On the other hand, when a husband showed love and a wife put on a respectful demeanor, they energized the marriage. In fact, a husband's love motivated a wife's respect and a wife's respect motivated a husband's love. After all, the key to motivating another person is to meet that person's deepest need, especially during conflict. Good things—no, great things—begin to happen in the relationship. There is a renewed sense of connection.

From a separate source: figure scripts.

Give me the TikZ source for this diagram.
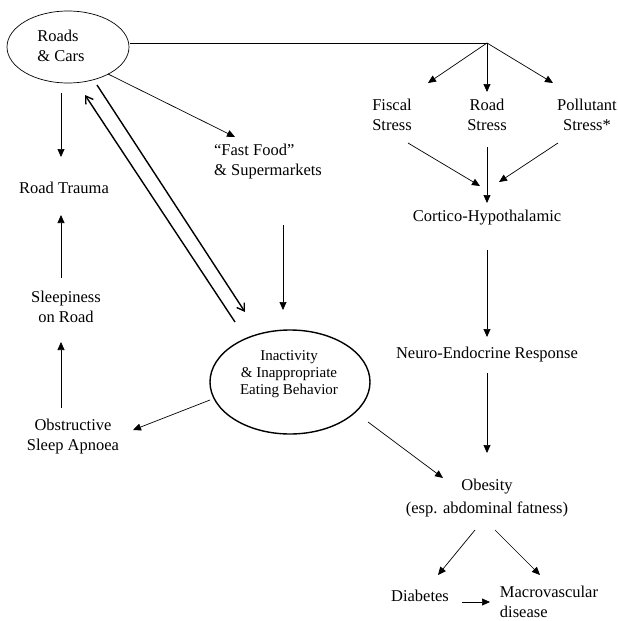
\documentclass[tikz,border=0pt]{standalone}
\usepackage{fontspec}
\setmainfont{Liberation Serif}
\usetikzlibrary{arrows.meta,shapes.geometric}
\begin{document}
\begin{tikzpicture}[x=1pt,y=-1pt,
  txt/.style={inner sep=0pt,align=center,font=\fontsize{16.5}{20}\selectfont},
  arr/.style={line width=0.7pt,-{Triangle[length=8pt,width=7pt]}},
  plain/.style={line width=0.7pt},
  thickarr/.style={line width=1.4pt,-{Straight Barb[length=7pt,width=9pt]}},
  oval/.style={ellipse,draw,inner sep=0pt}]
\useasboundingbox (0,0) rectangle (618,621);
% nodes
\node[oval,line width=0.7pt,minimum width=122pt,minimum height=72pt] (roads) at (68,47) {};
\node[txt,align=left] (roadslbl) at (61,46) {Roads\\\& Cars};
\node[txt] (trauma) at (64,188) {Road Trauma};
\node[txt] (sleepy) at (66,307) {Sleepiness\\on Road};
\node[txt] (osa) at (73,437) {Obstructive\\Sleep Apnoea};
\node[txt,align=left] (ff) at (268,162) {``Fast Food''\\\& Supermarkets};
\node[oval,line width=1.4pt,minimum width=160pt,minimum height=104pt] (inact) at (290,382) {};
\node[txt,font=\fontsize{15}{17}\selectfont] (inactlbl) at (289,374) {Inactivity\\\& Inappropriate\\Eating Behavior};
\coordinate (apex) at (487,43);
\node[txt] (fiscal) at (392,115) {Fiscal\\Stress};
\node[txt] (roadst) at (487,115) {Road\\Stress};
\node[txt] (poll) at (587,115) {Pollutant\\Stress*};
\node[txt] (cortico) at (487,218) {Cortico-Hypothalamic};
\node[txt] (neuro) at (487,355) {Neuro-Endocrine Response};
\node[txt,font=\fontsize{16.5}{23}\selectfont] (obesity) at (487,498) {Obesity\\(esp. abdominal fatness)};
\node[txt] (diab) at (420,596) {Diabetes};
\node[txt,align=left] (macro) at (549,602) {Macrovascular\\disease};
% connectors
\draw[arr] ([shift={(-7,46)}]roads.center) -- ([shift={(-3,-31)}]trauma.center);
\draw[arr] ([shift={(40,27)}]roads.center) -- ([shift={(-33,-25)}]ff.center);
\draw[plain] ([shift={(62,-4)}]roads.center) -- (apex);
\draw[arr] (apex) -- ([shift={(36,-32)}]fiscal.center);
\draw[arr] (apex) -- ([shift={(0,-23)}]roadst.center);
\draw[arr] (apex) -- ([shift={(-34,-32)}]poll.center);
\draw[arr] ([shift={(16,28)}]fiscal.center) -- ([shift={(-7,-32)}]cortico.center);
\draw[arr] ([shift={(0,32)}]roadst.center) -- ([shift={(0,-15)}]cortico.center);
\draw[arr] ([shift={(-29,28)}]poll.center) -- ([shift={(12,-36)}]cortico.center);
\draw[arr] ([shift={(0,32)}]cortico.center) -- ([shift={(0,-18)}]neuro.center);
\draw[arr] ([shift={(0,18)}]neuro.center) -- ([shift={(0,-45)}]obesity.center);
\draw[arr] ([shift={(-12,32)}]obesity.center) -- ([shift={(18,-21)}]diab.center);
\draw[arr] ([shift={(8,32)}]obesity.center) -- ([shift={(-9,-27)}]macro.center);
\draw[arr] ([shift={(42,6)}]diab.center) -- ([shift={(-59,0)}]macro.center);
\draw[arr] ([shift={(78,40)}]inact.center) -- ([shift={(-44,-20)}]obesity.center);
\draw[arr] ([shift={(-80,18)}]inact.center) -- ([shift={(60,-7)}]osa.center);
\draw[arr] ([shift={(-12,-29)}]osa.center) -- ([shift={(-5,35)}]sleepy.center);
\draw[arr] ([shift={(-5,-29)}]sleepy.center) -- ([shift={(-3,27)}]trauma.center);
\draw[arr] ([shift={(15,63)}]ff.center) -- ([shift={(-7,-72)}]inact.center);
\draw[thickarr] ([shift={(-55,-60)}]inact.center) -- ([shift={(17,48)}]roads.center);
\draw[thickarr] ([shift={(29,38)}]roads.center) -- ([shift={(-45,-70)}]inact.center);
\end{tikzpicture}
\end{document}
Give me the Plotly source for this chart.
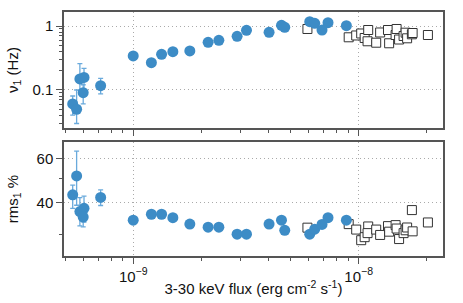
import plotly.graph_objects as go
from plotly.subplots import make_subplots

# ---- data: filled blue points (flux in erg cm^-2 s^-1) ----
blue_flux = [5.39e-10, 5.61e-10, 5.80e-10, 6.05e-10, 6.00e-10, 7.17e-10,
             1.00e-9, 1.204e-9, 1.336e-9, 1.499e-9, 1.783e-9, 2.149e-9,
             2.398e-9, 2.889e-9, 3.180e-9, 4.005e-9, 4.546e-9, 4.700e-9,
             6.066e-9, 6.384e-9, 6.877e-9, 7.311e-9, 8.820e-9]
blue_nu = [0.0604, 0.0499, 0.1486, 0.1567, 0.0907, 0.1167,
           0.340, 0.267, 0.361, 0.397, 0.407, 0.556,
           0.598, 0.690, 0.857, 0.797, 1.025, 0.954,
           1.167, 1.102, 0.866, 1.126, 1.011]
blue_nu_err_plus = [0.020, 0.050, 0.110, 0.060, 0.030, 0.035] + [0] * 17
blue_nu_err_minus = [0.020, 0.020, 0.050, 0.060, 0.030, 0.030] + [0] * 17
blue_rms = [43.0, 51.1, 36.9, 38.0, 35.1, 42.0,
            34.1, 36.0, 36.0, 34.9, 32.9, 32.0,
            32.0, 30.0, 30.0, 32.9, 34.1, 31.1,
            30.0, 31.4, 32.8, 34.9, 34.1]
blue_rms_err_plus = [4.0, 13.0, 5.0, 4.5, 3.0, 3.0] + [0] * 17
blue_rms_err_minus = [5.0, 12.0, 4.5, 4.5, 3.0, 3.0] + [0] * 17

# ---- data: open squares ----
sq_flux = [5.925e-9, 9.03e-9, 9.75e-9, 1.026e-8, 1.063e-8, 1.102e-8,
           1.095e-8, 1.196e-8, 1.245e-8, 1.349e-8, 1.365e-8, 1.458e-8,
           1.473e-8, 1.511e-8, 1.582e-8, 1.615e-8, 1.640e-8, 1.722e-8,
           1.735e-8, 2.028e-8]
sq_nu = [0.898, 0.666, 0.711, 0.764, 0.649, 0.866,
         0.577, 0.548, 0.792, 0.866, 0.537, 0.723,
         0.898, 0.615, 0.698, 0.786, 0.642, 0.742,
         0.777, 0.723]
sq_rms = [31.85, 32.9, 31.3, 28.4, 29.2, 32.2,
          30.3, 31.3, 29.8, 32.3, 30.7, 32.6,
          31.6, 28.7, 30.3, 31.1, 31.9, 37.4,
          30.8, 33.4]

x_tickvals = [1e-9, 1e-8]
x_ticktext = ["10<sup>\u22129</sup>", "10<sup>\u22128</sup>"]
x_minor = [5e-10, 6e-10, 7e-10, 8e-10, 9e-10,
           2e-9, 3e-9, 4e-9, 5e-9, 6e-9, 7e-9, 8e-9, 9e-9, 2e-8]
nu_tickvals = [0.1, 1]
nu_ticktext = ["0.1", "1"]
nu_minor = [0.03, 0.04, 0.05, 0.06, 0.07, 0.08, 0.09,
            0.2, 0.3, 0.4, 0.5, 0.6, 0.7, 0.8, 0.9]
rms_tickvals = [40, 60]
rms_minor = [30, 50]

BLUE = "#3d8cc6"
ERR = "#6aaadc"
AX = "#555555"
GRID = "#aaaaaa"
FS = 15

fig = make_subplots(rows=2, cols=1, shared_xaxes=True)

for row, ys in ((1, sq_nu), (2, sq_rms)):
    fig.add_trace(go.Scatter(
        x=sq_flux, y=ys, mode="markers",
        marker=dict(symbol="square", size=9, color="white",
                    line=dict(color="#333333", width=1)),
        showlegend=False, hoverinfo="skip"), row=row, col=1)

fig.add_trace(go.Scatter(
    x=blue_flux, y=blue_nu, mode="markers",
    marker=dict(size=11, color=BLUE, line=dict(width=0)),
    error_y=dict(type="data", array=blue_nu_err_plus, arrayminus=blue_nu_err_minus,
                 color=ERR, thickness=1.3, width=2.5),
    showlegend=False), row=1, col=1)
fig.add_trace(go.Scatter(
    x=blue_flux, y=blue_rms, mode="markers",
    marker=dict(size=11, color=BLUE, line=dict(width=0)),
    error_y=dict(type="data", array=blue_rms_err_plus, arrayminus=blue_rms_err_minus,
                 color=ERR, thickness=1.3, width=2.5),
    showlegend=False), row=2, col=1)

FONT = "Liberation Sans, Arial, sans-serif"
common_axis = dict(showline=True, mirror=True, linecolor=AX, linewidth=1.5,
                   ticks="outside", tickcolor=AX, tickwidth=1, ticklen=6,
                   showgrid=True, gridcolor=GRID, gridwidth=1, griddash="1px,3px",
                   zeroline=False, automargin=False,
                   tickfont=dict(size=FS, color="#111", family=FONT))

minor_x = dict(tickmode="array", tickvals=x_minor, ticks="outside", ticklen=3,
               tickcolor=AX, showgrid=False)

fig.update_xaxes(type="log", range=[-9.307, -7.626], tickmode="array",
                 tickvals=x_tickvals, ticktext=x_ticktext, minor=minor_x,
                 domain=[0, 1], **common_axis)
fig.update_xaxes(showticklabels=False, row=1, col=1)
fig.update_xaxes(title=dict(text="3-30 keV flux (erg cm<sup>-2</sup> s<sup>-1</sup>)",
                            font=dict(size=FS, color="#111", family=FONT), standoff=0),
                 row=2, col=1)

fig.update_yaxes(type="log", range=[-1.595, 0.219], tickmode="array",
                 tickvals=nu_tickvals, ticktext=nu_ticktext,
                 minor=dict(tickmode="array", tickvals=nu_minor, ticks="outside",
                            ticklen=3, tickcolor=AX, showgrid=False),
                 domain=[0.5246, 1.0],
                 title=dict(text="\u03bd<sub>1</sub> (Hz)",
                            font=dict(size=FS, color="#111", family=FONT), standoff=10),
                 row=1, col=1, **common_axis)
fig.update_yaxes(type="log", range=[1.3906, 1.843], tickmode="array",
                 tickvals=rms_tickvals, ticktext=["40", "60"],
                 minor=dict(tickmode="array", tickvals=rms_minor, ticks="outside",
                            ticklen=3, tickcolor=AX, showgrid=False),
                 domain=[0.0, 0.467],
                 title=dict(text="rms<sub>1</sub> %",
                            font=dict(size=FS, color="#111", family=FONT), standoff=14),
                 row=2, col=1, **common_axis)

fig.update_layout(width=463, height=303, margin=dict(l=64, r=20, t=12, b=47),
                  plot_bgcolor="white", paper_bgcolor="white",
                  font=dict(family=FONT, size=FS, color="#111"))

fig.write_html("out.html", config={"displayModeBar": False},
               post_script="document.body.style.margin='0';document.body.style.overflow='hidden';")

It is as simple as that. It isn't complex to understand. With this knowledge, a person can reduce the negativity by guarding against appearing unloving and disrespectful when reacting, and one can influence and motivate a spouse by delivering a message of hurt in a way that sounds loving and respectful. This really works.

-Dr. E

Emerson Eggerichs, Ph.D.
Author, Speaker, Pastor

Questions to Consider

  1. Have you found it to be true when in conflict with your spouse that the husband leans more toward the respect side and the wife leans more toward the love side? How has that dynamic helped steer your argument?
  2. Why do you believe the husband most needs to feel respected when in an argument with his wife? Why do you believe the wife most needs to feel loved?
  3. Why does a husband’s stonewalling during conflict appear unloving to his wife? Why does a wife’s complaining and criticizing appear disrespectful to her husband?
  4. Why is it so important for the husband to be loving regardless of his wife being lovable and respectful and the wife to be respectful regardless of her husband being loving and deserving of respect?
  5. How does a husband’s love motivate his wife’s respect and a wife’s respect motivate her husband’s love? If you are feeling unloved or disrespected in your marriage, would you be willing to begin showing more love and respect and see if this indeed motivates your spouse to respond in kind?